**WHAT THE TASK ASKS**
Can you write out all the lines word for word, with no pictures?
--- Start of MATERIAL ---
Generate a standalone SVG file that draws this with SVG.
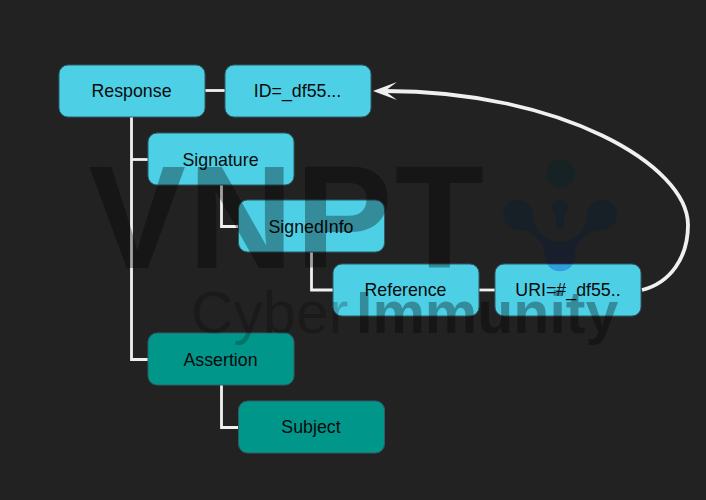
<svg xmlns="http://www.w3.org/2000/svg" width="706" height="500" viewBox="0 0 706 500">
<style>
.n{stroke:#2f5c66;stroke-width:1}
.c{fill:#4dd0e6}
.t{fill:#00968a}
text{font-family:"Liberation Sans",Arial,sans-serif}
.l{font-size:17.800px;fill:#0a0a0a;text-anchor:middle}
.e{fill:none;stroke:#f0f0f0;stroke-width:2.800}
.w{fill:#000;font-weight:700}
</style>
<defs>
<marker id="a" viewBox="0 0 24 18" refX="12" refY="9" markerWidth="24" markerHeight="18" markerUnits="userSpaceOnUse" orient="auto"><path d="M24 9L0 0L12 9L0 18Z" fill="#f0f0f0"/></marker>
<linearGradient id="g" gradientUnits="userSpaceOnUse" x1="0" y1="159" x2="0" y2="271"><stop offset="0" stop-color="#0b2422"/><stop offset="1" stop-color="#101a38"/></linearGradient>
</defs>
<rect width="706" height="500" fill="#222222"/>
<g id="connectors">
<path class="e" d="M131.500 116V359.500H148"/>
<path class="e" d="M131.500 159.500H148"/>
<path class="e" d="M205 90.500H225"/>
<path class="e" d="M221.500 185V226.500H238.500"/>
<path class="e" d="M311.500 252V290H333"/>
<path class="e" d="M479 290H495"/>
<path class="e" d="M221.500 385V427.500H238.500"/>
<path class="e" style="stroke-width:3.800" marker-end="url(#a)" d="M642 290C670 283 688 258 688 225C688 165 560 91 385 91"/>
</g>
<g id="response"><rect class="n c" x="59" y="65" width="146" height="52" rx="9"/><text class="l" x="131.500" y="97">Response</text></g>
<g id="id"><rect class="n c" x="225" y="65" width="146" height="52" rx="9"/><text class="l" x="297.500" y="97">ID=_df55...</text></g>
<g id="signature"><rect class="n c" x="148" y="133" width="146" height="52" rx="9"/><text class="l" x="220.500" y="166">Signature</text></g>
<g id="signedinfo"><rect class="n c" x="238.500" y="200" width="146" height="52" rx="9"/><text class="l" x="311" y="233">SignedInfo</text></g>
<g id="reference"><rect class="n c" x="333" y="264" width="146" height="52" rx="9"/><text class="l" x="405.500" y="296">Reference</text></g>
<g id="uri"><rect class="n c" x="495" y="264" width="146" height="52" rx="9"/><text class="l" x="568" y="296">URI=#_df55..</text></g>
<g id="assertion"><rect class="n t" x="148" y="333" width="146" height="52" rx="9"/><text class="l" x="220.500" y="366">Assertion</text></g>
<g id="subject"><rect class="n t" x="238.500" y="401" width="146" height="52" rx="9"/><text class="l" x="311" y="433">Subject</text></g>
<g opacity="0.32">
<text class="w" x="88.500" y="268" font-size="146" letter-spacing="2">VNPT</text>
<text class="w" x="356" y="333" font-size="59">Immunity</text>
</g>
<text x="191" y="333" font-size="59" fill="#000" opacity="0.22">Cyber</text>
<g opacity="0.5" fill="url(#g)">
<circle cx="560.500" cy="173.500" r="14.500"/>
<path d="M518 230C535 230 545 245 545 256A15 15 0 0 0 575 256C575 245 585 230 602 230A15 15 0 1 0 587 215A27 27 0 0 1 533 215A15 15 0 1 0 518 230Z"/>
<circle cx="560" cy="208" r="8"/>
<rect x="556" y="208" width="8" height="21.500" rx="3.500"/>
</g>
<path d="M547.500 264.500A15 15 0 0 0 572.500 264.500Z" fill="#2f9fe0"/>
</svg>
--- End of MATERIAL ---
**EXERCISE SOLUTION**
Generate a standalone SVG file that draws this with SVG.
<svg xmlns="http://www.w3.org/2000/svg" width="706" height="500" viewBox="0 0 706 500">
<style>
.n{stroke:#2f5c66;stroke-width:1}
.c{fill:#4dd0e6}
.t{fill:#00968a}
text{font-family:"Liberation Sans",Arial,sans-serif}
.l{font-size:17.800px;fill:#0a0a0a;text-anchor:middle}
.e{fill:none;stroke:#f0f0f0;stroke-width:2.800}
.w{fill:#000;font-weight:700}
</style>
<defs>
<marker id="a" viewBox="0 0 24 18" refX="12" refY="9" markerWidth="24" markerHeight="18" markerUnits="userSpaceOnUse" orient="auto"><path d="M24 9L0 0L12 9L0 18Z" fill="#f0f0f0"/></marker>
<linearGradient id="g" gradientUnits="userSpaceOnUse" x1="0" y1="159" x2="0" y2="271"><stop offset="0" stop-color="#0b2422"/><stop offset="1" stop-color="#101a38"/></linearGradient>
</defs>
<rect width="706" height="500" fill="#222222"/>
<g id="connectors">
<path class="e" d="M131.500 116V359.500H148"/>
<path class="e" d="M131.500 159.500H148"/>
<path class="e" d="M205 90.500H225"/>
<path class="e" d="M221.500 185V226.500H238.500"/>
<path class="e" d="M311.500 252V290H333"/>
<path class="e" d="M479 290H495"/>
<path class="e" d="M221.500 385V427.500H238.500"/>
<path class="e" style="stroke-width:3.800" marker-end="url(#a)" d="M642 290C670 283 688 258 688 225C688 165 560 91 385 91"/>
</g>
<g id="response"><rect class="n c" x="59" y="65" width="146" height="52" rx="9"/><text class="l" x="131.500" y="97">Response</text></g>
<g id="id"><rect class="n c" x="225" y="65" width="146" height="52" rx="9"/><text class="l" x="297.500" y="97">ID=_df55...</text></g>
<g id="signature"><rect class="n c" x="148" y="133" width="146" height="52" rx="9"/><text class="l" x="220.500" y="166">Signature</text></g>
<g id="signedinfo"><rect class="n c" x="238.500" y="200" width="146" height="52" rx="9"/><text class="l" x="311" y="233">SignedInfo</text></g>
<g id="reference"><rect class="n c" x="333" y="264" width="146" height="52" rx="9"/><text class="l" x="405.500" y="296">Reference</text></g>
<g id="uri"><rect class="n c" x="495" y="264" width="146" height="52" rx="9"/><text class="l" x="568" y="296">URI=#_df55..</text></g>
<g id="assertion"><rect class="n t" x="148" y="333" width="146" height="52" rx="9"/><text class="l" x="220.500" y="366">Assertion</text></g>
<g id="subject"><rect class="n t" x="238.500" y="401" width="146" height="52" rx="9"/><text class="l" x="311" y="433">Subject</text></g>
<g opacity="0.32">
<text class="w" x="88.500" y="268" font-size="146" letter-spacing="2">VNPT</text>
<text class="w" x="356" y="333" font-size="59">Immunity</text>
</g>
<text x="191" y="333" font-size="59" fill="#000" opacity="0.22">Cyber</text>
<g opacity="0.5" fill="url(#g)">
<circle cx="560.500" cy="173.500" r="14.500"/>
<path d="M518 230C535 230 545 245 545 256A15 15 0 0 0 575 256C575 245 585 230 602 230A15 15 0 1 0 587 215A27 27 0 0 1 533 215A15 15 0 1 0 518 230Z"/>
<circle cx="560" cy="208" r="8"/>
<rect x="556" y="208" width="8" height="21.500" rx="3.500"/>
</g>
<path d="M547.500 264.500A15 15 0 0 0 572.500 264.500Z" fill="#2f9fe0"/>
</svg>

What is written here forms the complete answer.